05/10/2013 11:33 am ET Updated Jul 10, 2013

My Hero, Chris Christie

Theologians tell us to hate the sin, but love the sinner. I confess to having those feelings about New Jersey governor Chris Christie. I hate the politics, but love the politician.

As a progressive, I detest most of Christie's political positions -- on unions, education, reproductive rights, you name it, he's on the wrong side of it. I am dismayed at his equivocations on evolution and climate change. I cannot imagine a circumstance in which he would get my vote. (Well, maybe I can -- if for instance he were running against Ted Cruz.)

But there are things about the man himself that I greatly admire. I like the way he gave the president credit for his help after Hurricane Sandy, for which he was scolded by many of his fellow Republicans (and he didn't knuckle under to their browbeating either). I like his size, in part for the way it implicitly sneers at our contemporary demand for thinness at any cost, our understanding of thinness as the consummate virtue; and also because his size and shape is a metaphorical instantiation of his verbal character: he occupies as much space as he needs and wants, he is in your face and cannot be made invisible. He is large.

But above all, I like the way he talks. He says what he means and means what he says (more often than pretty much any other politician, anyway). In particular I am thrilled at his resuscitation on several occasions of a phrase I remember from my childhood -- a phrase that was common and useful then, but has virtually vanished from the language since we became a society dedicated to the pursuit of niceness.

Niceness is nice, but it should never erode selfhood, and in particular what seems to be an increasingly old-fashioned line between the public and the private persona. Once upon a time, the public/private line was drawn firmly in the social sand. A child growing up in the 1940s and '50s learned early and often that you crossed that line at your very real peril. You learned what kinds of behaviors and utterances were suitable only in private, within the family or among close friends, and which could be brought out in public, among strangers or casual acquaintances.

We learned, for instance, that some kinds of information were what sociologists have called "free goods" -- you could ask strangers, for instance, what their names were, what they or their fathers did for a living, what they had done the previous summer. But you could not ask them about their religion, or how much their father made. You could ask a child how old she was or how much he weighed, but never a woman.
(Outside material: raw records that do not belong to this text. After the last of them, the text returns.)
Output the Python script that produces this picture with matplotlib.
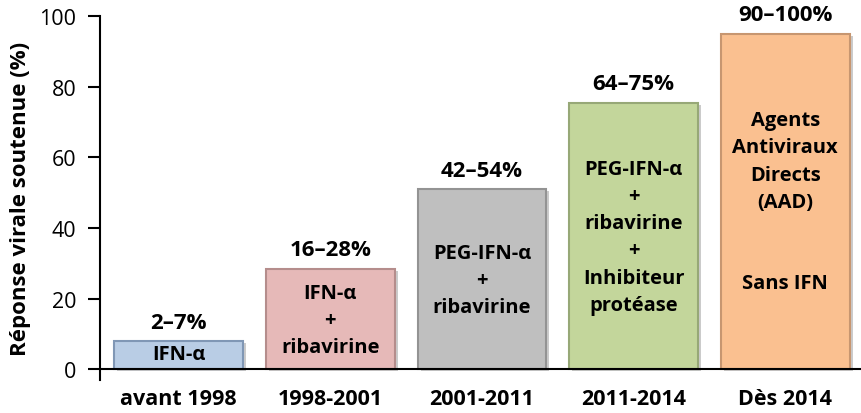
import matplotlib
matplotlib.use('Agg')
import matplotlib.pyplot as plt

periods = ['avant 1998', '1998-2001', '2001-2011', '2011-2014', 'Dès 2014']
heights = [8, 28.5, 51, 75.5, 95]
ranges = ['2–7%', '16–28%', '42–54%', '64–75%', '90–100%']
treatments = ['IFN-α',
              'IFN-α\n+\nribavirine',
              'PEG-IFN-α\n+\nribavirine',
              'PEG-IFN-α\n+\nribavirine\n+\nInhibiteur\nprotéase',
              'Agents\nAntiviraux\nDirects\n(AAD)\n\n\nSans IFN']
text_y = [4.2, 14, 25.2, 37.5, 47.4]
fills = ['#b9cde5', '#e6b9b8', '#bfbfbf', '#c3d69b', '#fac090']
edges = ['#8097b5', '#b58d8c', '#939393', '#97a877', '#c79670']

fam = ['Open Sans', 'DejaVu Sans']
plt.rcParams['font.family'] = fam

fig = plt.figure(figsize=(8.61, 4.14), dpi=100)
ax = fig.add_axes([0.116, 0.08, 0.884, 0.879])

x = range(len(periods))
# drop shadow
ax.bar([i + 0.02 for i in x], heights, width=0.85, bottom=-0.6, color='#999999', alpha=0.5, zorder=1)
ax.bar(x, heights, width=0.85, color=fills, edgecolor=edges, linewidth=1.5, zorder=2)

for i in x:
    ax.text(i, heights[i] + 2.4, ranges[i], ha='center', va='bottom', fontsize=16, fontweight='bold')
    ax.text(i, text_y[i], treatments[i], ha='center', va='center', fontsize=14.5,
            fontweight='bold', linespacing=1.48, zorder=3)

ax.set_xlim(-0.52, 4.5)
ax.set_ylim(-3, 100)
ax.axhline(0, color='black', linewidth=1.5, zorder=4)
ax.spines['top'].set_visible(False)
ax.spines['right'].set_visible(False)
ax.spines['bottom'].set_visible(False)
ax.spines['left'].set_linewidth(1.5)
ax.set_yticks([0, 20, 40, 60, 80, 100])
ax.tick_params(axis='y', labelsize=15.5, width=1.5, length=9, pad=8)
ax.tick_params(axis='x', length=0, pad=6)
ax.set_xticks(list(x))
ax.set_xticklabels(periods, fontsize=15.5, fontweight='bold')
ax.set_ylabel('Réponse virale soutenue (%)', fontsize=16, fontweight='bold', labelpad=6)

plt.savefig('out.png', dpi=100)
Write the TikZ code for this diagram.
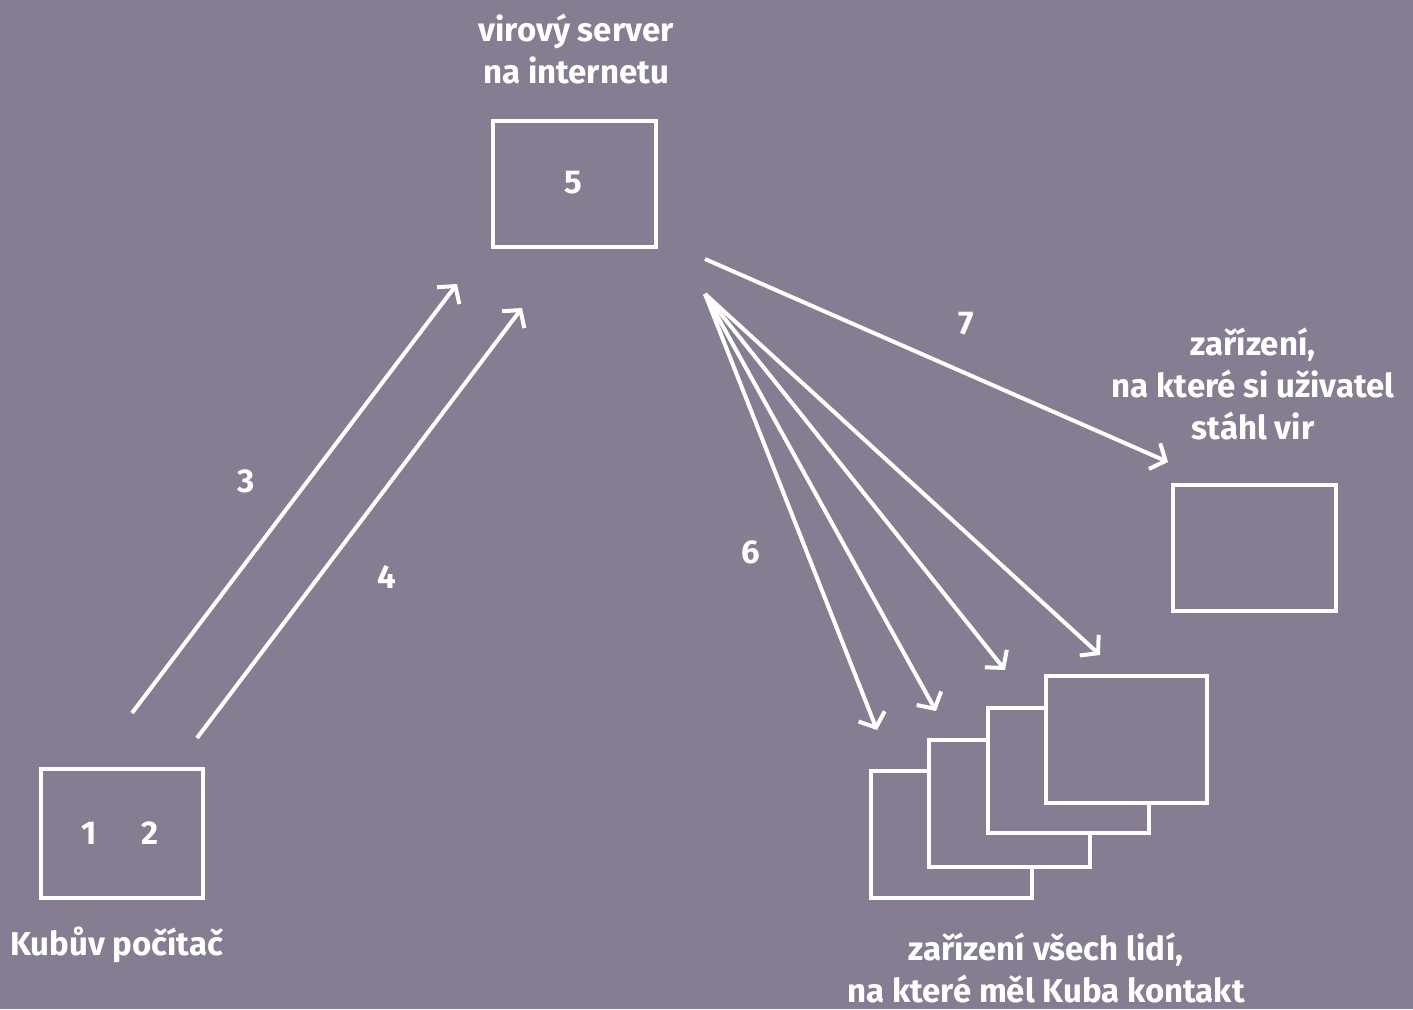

You learned that to try to elicit nonfree information constituted a social faux pas, marking you as gauche and oafish. If you persisted you were a "nosybody" and no one would like you. And early in your communicative life, you learned the proper formula for putting nosybodies in their place: None of your business (NOYB). (We kids thought it particularly sophisticated to employ the alternate form, "None of your beeswax.")

This response reminded the nosybody that he or she had crossed the public/private line and had better beat a hasty retreat. It was not nice or polite, but keeping the line sharply drawn was more important than being nice.

Between then and now two things have happened in this society. We have exalted niceness to our number-one virtue, and we have steadily eroded that public-private distinction. These two changes are of course not unrelated. Because we want to look nice, we are very reluctant to deny even strangers a peek into our intimate lives. Then, too, Americans have become increasingly impervious to intrusions, whether because we don't want to interfere with the government's pursuit of terrorists, or because so many of the intrusions we tolerate nowadays arise in venues and forms we don't understand, on our technological devices. But our reluctance to set limits on privacy invasions has meant that the old put-down NOYB has become obsolete. You just don't hear it any more.

Except from the lips of Governor Christie, who has used it on a number of occasions. Most recently he used a version of it to brush back reporters who were asking about his weight-loss surgery: whether, how, and why. And it was absolutely none of their business. It was, as he noted, between him, his own doctors, and his family. In other words, the matter was private: behind the line in the sand. Your typical 21st century American politician would have stammered out an answer or tried to be evasive, in order to be "nice." But Christie doesn't worry about that, and more power to him for that!

On the other hand, it is worth noting that -- as commendable as Christie's restoration of NOYB to common parlance may be -- he doesn't necessarily use it correctly or appropriately. Sometimes he uses it as a way to avoid addressing questions that have to do with public issues, about which it is important to ask questions and get responsive answers from those holding or seeking political office: for instance, he has used NOYB when asked his views on evolution and climate change. Neither Christie nor any other politician should be permitted to use NOYB as a way to dodge their rhetorical responsibilities.

But as long as he uses NOYB to redraw the public-private line in the sand and restore American respect for privacy, I'm in his corner.